Alky Postmortem

Dec 27, 2009 23:33


A lot of people have asked me what happened to the Alky project. The short answer is that we made a lot of bad business moves, but that answer glances over a lot of the fun little details. Having gained considerable knowledge from other stories of failed startups, I figure I'll throw one of my own into the ring.
History

The Alky project's history can be split into a few phases:
Conception

Alky began as an experiment to see how easily I could convert Windows PE files to run natively on Mac OS X (x86). I started by writing a converter that ripped the segments out of the original file and throw them into a Mach-O binary, then linking it against 'libalky'.

LibAlky was a reimplementation of the Win32 API. At first, I tested with files that just called a few simple things, like user32:MessageBoxA, and it worked spectacularly. It was at this point that I realized the basic concept was not only sound, it made a whole lot of sense.
Actual project creation

Once the initial prototype worked, it was time to get people interested. I went to Michael Robertson (who was my employer at the time) and gave him a rundown. He offered to buy the domain, host the project, and get some resources behind it, primarily PR-wise. Within a few days, the project started actually feeling real.
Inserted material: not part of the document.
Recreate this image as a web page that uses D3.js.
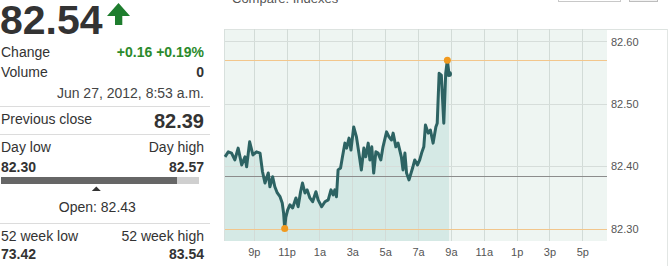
<!DOCTYPE html>
<html>
<head>
<meta charset="utf-8">
<script src="https://cdn.jsdelivr.net/npm/d3@7"></script>
<style>
  body { margin: 0; background: #fff; font-family: "Liberation Sans", Arial, sans-serif; }
  svg { display: block; }
</style>
</head>
<body>
<div id="chart"></div>
<script>
// intraday quotes (19:xx-23:xx are Jun 26, the rest Jun 27)
const times = ["19:15","19:27","19:39","19:51","20:03","20:16","20:28","20:34","20:45","20:57",
  "21:10","21:23","21:32","21:41","21:53","21:59","22:09","22:17","22:26","22:36",
  "22:44","22:49","22:53","22:57","23:04","23:12","23:22","23:34","23:42","23:51",
  "23:58","00:07","00:15","00:25","00:35","00:47","00:55","01:08","01:20","01:32",
  "01:42","01:50","01:56","02:02","02:08","02:17","02:24","02:33","02:39","02:48",
  "02:55","03:05","03:15","03:24","03:33","03:42","03:49","03:58","04:04","04:11",
  "04:18","04:26","04:34","04:44","04:52","05:05","05:14","05:23","05:29","05:39",
  "05:47","05:59","06:05","06:12","06:18","06:27","06:40","06:48","06:58","07:06",
  "07:13","07:21","07:27","07:37","07:45","07:55","08:05","08:10","08:17","08:25",
  "08:34","08:41","08:47","08:53"];
const prices = [82.415,82.423,82.421,82.410,82.429,82.402,82.415,82.399,82.439,82.418,
  82.423,82.421,82.391,82.373,82.389,82.367,82.383,82.367,82.357,82.351,
  82.341,82.325,82.300,82.318,82.330,82.338,82.333,82.349,82.335,82.359,
  82.373,82.357,82.362,82.349,82.343,82.359,82.346,82.335,82.343,82.346,
  82.362,82.354,82.362,82.351,82.394,82.397,82.415,82.437,82.429,82.445,
  82.426,82.463,82.447,82.421,82.394,82.429,82.415,82.437,82.410,82.431,
  82.389,82.423,82.421,82.410,82.431,82.455,82.447,82.442,82.453,82.431,
  82.437,82.415,82.394,82.421,82.389,82.378,82.397,82.410,82.402,82.410,
  82.421,82.431,82.466,82.453,82.458,82.437,82.463,82.469,82.549,82.546,
  82.469,82.549,82.570,82.548];

const yTicks = [82.30, 82.40, 82.50, 82.60];
const dayLow = 82.30, dayHigh = 82.57, openPrice = 82.43, lastValue = 82.54;
const prevCloseLine = 82.385;

const lastPrice = "82.54";
const infoRows = [
  { label: "Change", value: "+0.16 +0.19%", color: "#2b8a2b" },
  { label: "Volume", value: "0", color: "#333" }
];
const timestamp = "Jun 27, 2012, 8:53 a.m.";
const prevClose = "82.39";
const rangeLabels = ["Day low", "Day high"];
const rangeValues = ["82.30", "82.57"];
const openLabel = "Open: 82.43";
const weekLabels = ["52 week low", "52 week high"];
const weekValues = ["73.42", "83.54"];

const W = 672, H = 266;
const svg = d3.select("#chart").append("svg").attr("width", W).attr("height", H);

// ---------- left quote panel ----------
const panel = svg.append("g").attr("fill", "#333");
panel.append("text").attr("x", 0).attr("y", 33.5)
  .style("font-size", "41px").style("font-weight", "bold").text(lastPrice);
panel.append("path")
  .attr("d", "M118.5,3 L130,16 L122.3,16 L122.3,25 L115,25 L115,16 L107,16 Z")
  .attr("fill", "#1e7d2e");

infoRows.forEach((r, i) => {
  const yy = 57 + i * 20;
  panel.append("text").attr("x", 1).attr("y", yy).style("font-size", "14px").text(r.label);
  panel.append("text").attr("x", 204).attr("y", yy).attr("text-anchor", "end")
    .style("font-size", "14px").style("font-weight", "bold").attr("fill", r.color).text(r.value);
});
panel.append("text").attr("x", 204).attr("y", 98).attr("text-anchor", "end")
  .style("font-size", "14px").attr("fill", "#444").text(timestamp);

[106, 134, 223].forEach(yy => {
  svg.append("line").attr("x1", 0).attr("x2", 210).attr("y1", yy + 0.5).attr("y2", yy + 0.5)
    .attr("stroke", "#dcdcdc");
});

panel.append("text").attr("x", 1).attr("y", 124).style("font-size", "14px").text("Previous close");
panel.append("text").attr("x", 204).attr("y", 128).attr("text-anchor", "end")
  .style("font-size", "20px").style("font-weight", "bold").text(prevClose);

panel.append("text").attr("x", 1).attr("y", 152).style("font-size", "14px").text(rangeLabels[0]);
panel.append("text").attr("x", 204).attr("y", 152).attr("text-anchor", "end").style("font-size", "14px").text(rangeLabels[1]);
panel.append("text").attr("x", 1).attr("y", 172).style("font-size", "14px").style("font-weight", "bold").text(rangeValues[0]);
panel.append("text").attr("x", 204).attr("y", 172).attr("text-anchor", "end").style("font-size", "14px").style("font-weight", "bold").text(rangeValues[1]);

const rangeX = d3.scaleLinear().domain([dayLow, dayHigh]).range([1, 199]);
svg.append("rect").attr("x", rangeX(dayLow)).attr("y", 177).attr("width", rangeX(dayHigh) - rangeX(dayLow))
  .attr("height", 7).attr("fill", "#cfcfcf");
svg.append("rect").attr("x", rangeX(dayLow)).attr("y", 177).attr("width", rangeX(lastValue) - rangeX(dayLow))
  .attr("height", 7).attr("fill", "#666");
const ox = rangeX(openPrice);
svg.append("path").attr("d", `M${ox - 4.5},191 L${ox + 4.5},191 L${ox},186.5 Z`).attr("fill", "#333");
panel.append("text").attr("x", ox + 1).attr("y", 212).attr("text-anchor", "middle")
  .style("font-size", "14px").text(openLabel);

panel.append("text").attr("x", 1).attr("y", 241).style("font-size", "14px").text(weekLabels[0]);
panel.append("text").attr("x", 204).attr("y", 241).attr("text-anchor", "end").style("font-size", "14px").text(weekLabels[1]);
panel.append("text").attr("x", 1).attr("y", 259).style("font-size", "14px").style("font-weight", "bold").text(weekValues[0]);
panel.append("text").attr("x", 204).attr("y", 259).attr("text-anchor", "end").style("font-size", "14px").style("font-weight", "bold").text(weekValues[1]);

// ---------- top controls (cut off) ----------
svg.append("text").attr("x", 232).attr("y", 3).attr("fill", "#555").style("font-size", "13px").text("Compare: Indexes");
svg.append("rect").attr("x", 558.5).attr("y", -10).attr("width", 62).attr("height", 11.5)
  .attr("fill", "#fff").attr("stroke", "#c8c8c8");
svg.append("rect").attr("x", 629.5).attr("y", -10).attr("width", 28).attr("height", 11.5)
  .attr("fill", "#f2f2f2").attr("stroke", "#bdbdbd");

// ---------- chart ----------
const plotL = 225, plotR = 607, plotT = 29, plotB = 241;
const parseT = d3.timeParse("%Y-%m-%d %H:%M");
const data = times.map((t, i) => {
  const h = +t.slice(0, 2);
  return { date: parseT((h >= 19 ? "2012-06-26 " : "2012-06-27 ") + t), value: prices[i] };
});
const start = new Date(2012, 5, 26, 19, 15), end = new Date(2012, 5, 27, 18, 30);
const x = d3.scaleTime().domain([start, end]).range([plotL, plotR]);
const y = d3.scaleLinear().domain([82.28, 82.62]).range([plotB, plotT]);
const tickTimes = d3.timeHour.range(new Date(2012, 5, 26, 21), end, 2);
const fmt = d => (d.getHours() % 12 || 12) + (d.getHours() < 12 ? "a" : "p");

// frame
svg.append("line").attr("x1", plotL - 1).attr("x2", 668).attr("y1", plotT + 0.5).attr("y2", plotT + 0.5).attr("stroke", "#dde3e0");
svg.append("line").attr("x1", 667.5).attr("x2", 667.5).attr("y1", plotT).attr("y2", H).attr("stroke", "#e2e6e4");

svg.append("rect").attr("x", plotL).attr("y", plotT + 1).attr("width", plotR - plotL).attr("height", plotB - plotT - 1)
  .attr("fill", "#eef5f2");
svg.append("line").attr("x1", plotL - 0.5).attr("x2", plotL - 0.5).attr("y1", plotT).attr("y2", plotB).attr("stroke", "#d8e0dd");

const area = d3.area().x(d => x(d.date)).y0(plotB).y1(d => y(d.value));
svg.append("path").datum(data).attr("d", area).attr("fill", "#d5e9e5");

// grid
svg.append("g").selectAll("line").data(tickTimes).join("line")
  .attr("x1", d => Math.round(x(d)) + 0.5).attr("x2", d => Math.round(x(d)) + 0.5)
  .attr("y1", plotT).attr("y2", plotB).attr("stroke", "#d2dbd7");
svg.append("g").selectAll("line").data(yTicks).join("line")
  .attr("x1", plotL).attr("x2", plotR)
  .attr("y1", d => Math.round(y(d)) + 0.5).attr("y2", d => Math.round(y(d)) + 0.5)
  .attr("stroke", "#d6ddda");

// reference lines
svg.append("line").attr("x1", plotL).attr("x2", plotR)
  .attr("y1", Math.round(y(prevCloseLine)) + 0.5).attr("y2", Math.round(y(prevCloseLine)) + 0.5)
  .attr("stroke", "#8c8c8c");
[dayLow, dayHigh].forEach(v => {
  svg.append("line").attr("x1", plotL).attr("x2", plotR)
    .attr("y1", Math.round(y(v)) + 0.5).attr("y2", Math.round(y(v)) + 0.5)
    .attr("stroke", "#f2c68c");
});

// price line
const line = d3.line().x(d => x(d.date)).y(d => y(d.value));
svg.append("path").datum(data).attr("d", line).attr("fill", "none")
  .attr("stroke", "#2d6363").attr("stroke-width", 3).attr("stroke-linejoin", "round");

// high / low markers
const lowPt = data[d3.minIndex(data, d => d.value)];
const highPt = data[d3.maxIndex(data, d => d.value)];
[lowPt, highPt].forEach(d => {
  svg.append("circle").attr("cx", x(d.date)).attr("cy", y(d.value)).attr("r", 3.5).attr("fill", "#f19a1f");
});
const lastPt = data[data.length - 1];
svg.append("circle").attr("cx", x(lastPt.date)).attr("cy", y(lastPt.value)).attr("r", 3).attr("fill", "#2d6363");

// axes
const xAxis = svg.append("g").attr("transform", `translate(0,${plotB})`)
  .call(d3.axisBottom(x).tickValues(tickTimes).tickFormat(fmt).tickSize(0).tickPadding(7));
xAxis.select(".domain").remove();
xAxis.selectAll("text").attr("fill", "#555").style("font-size", "11px").style("font-family", "Liberation Sans, Arial, sans-serif");

const yAxis = svg.append("g").attr("transform", `translate(${plotR},0)`)
  .call(d3.axisRight(y).tickValues(yTicks).tickFormat(d3.format(".2f")).tickSize(0).tickPadding(4));
yAxis.select(".domain").remove();
yAxis.selectAll("text").attr("fill", "#555").style("font-size", "11px").style("font-family", "Liberation Sans, Arial, sans-serif");
</script>
</body>
</html>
We got the site up, wrote some copy to explain what we were doing, and then put it out on Slashdot.

Unsurprisingly, we received three types of responses:
  1. This is impossible, it simply can't work from a technical point of view. (This was especially hilarious coming from a Transitive engineer, considering that what they did is considerably more complicated.)
  2. This is possible, but it won't happen due to the immense amount of work involved. (Half right -- more on this later.)
  3. Wine sucks, I hope you guys can do it better. (We couldn't -- more on this later.)

But more importantly than anything else, we got some developers involved. However, they ended up being driven away.
Mismanagement of the open source project

Alky was the first open source project I'd ever managed that consisted of more than myself and a few friends, and as a result it was mismanaged at every possible turn. It was unclear what people should've been working on, no effort was made to document the project, and no real effort was made to include the developers that were so interested in working on the project.

This was compounded by a rewrite and redesign, which I decided (foolishly) to take on entirely by myself. Some of the design was done as a group, but none of it ever left my hard drive, so work stalled on the existing codebase and the project started to wither.

Shortly thereafter, Falling Leaf Systems was incorporated to back the development of Alky. This further increased the rift between the open source developers and the "core" group (consisting of myself and one of the cofounders of the company). Originally, we planned to dual-license the codebase, but as we got more into discussions of the goals of the business, it became clear that closing the source was the right move. However, we couldn't have picked a poorer way to do it.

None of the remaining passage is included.